Remember, though, that your partner is not your lover; though this has occasionally happened before, the Legal Department, the Department of Internal Affairs, and FicPsych would like to remind you that engaging in the second definition must be consensual for both parties, or there shall be trouble.
It is strongly suspected that partners are deliberately assigned for maximum personality conflict potential.
Due to understaffing, agents are not always assigned partners. However, there are several good reasons they usually are.
Most PPC agents work in teams because:
- Partners help each other stay objective in the face of Lust Objects.
- Partners help each other stay
saneat a reasonable level of insanity.
- Partners who have divergent interests and strengths can cover more fandoms and/or a wider array of badfics.

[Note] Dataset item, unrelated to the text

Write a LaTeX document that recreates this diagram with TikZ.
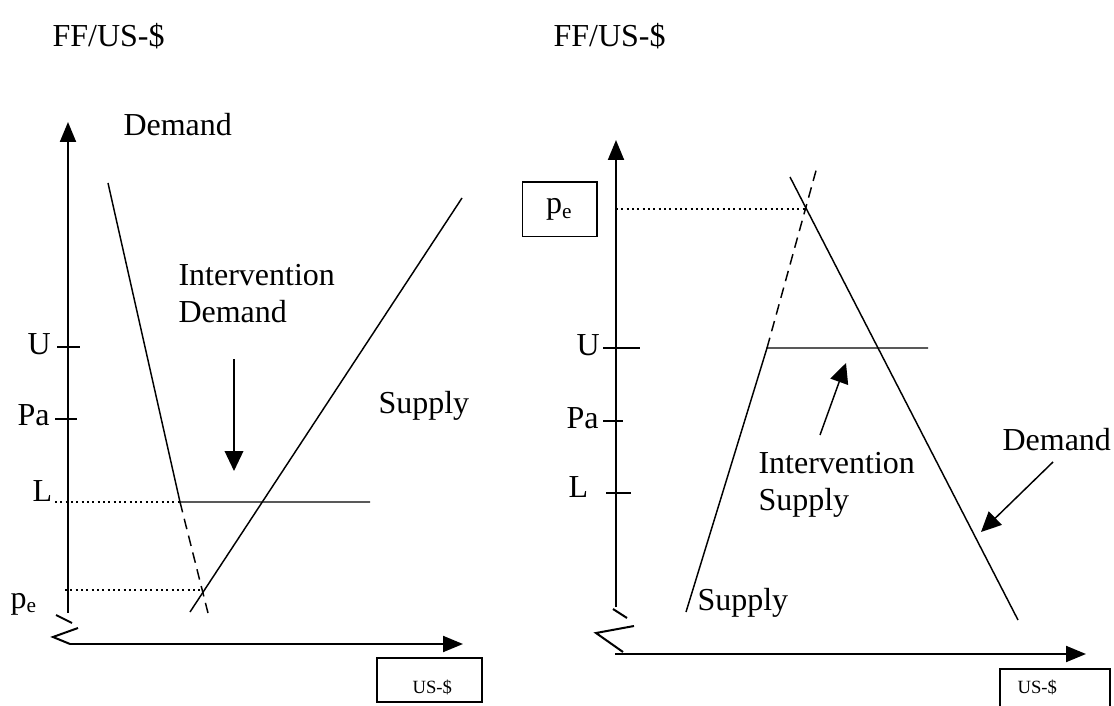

- It helps if one partner can subdue a Mary Sue or possessed canon while the other proceeds with an exorcism or assassination.
- Agents can get very angry about the abuse of their favorite canon characters, so it's often necessary for one agent to restrain the other from killing the Sue before a proper charge list can be assembled.
- Agents who have been injured (by accident, by a character from the fic, or even by the fic itself) will need their partners to drag them back through the portal to HQ.
- Gathering charges and analyzing a badfic is often easier when two people can bounce ideas off each other.
- If the worst happens and an agent is irreversibly turned into a Mary Sue, their partner can take them out. Fortunately for most agents, even ex-Sue agents, there are medications that can prevent this if it's caught early enough.
And also because:
- In the beginning, PPC missions were usually co-written by two authors with one agent apiece. Sometimes this still happens, because it's fun.
- Having two (or three) characters playing off each other makes exposition and comedy much easier to achieve than having just one character monologuing to themself.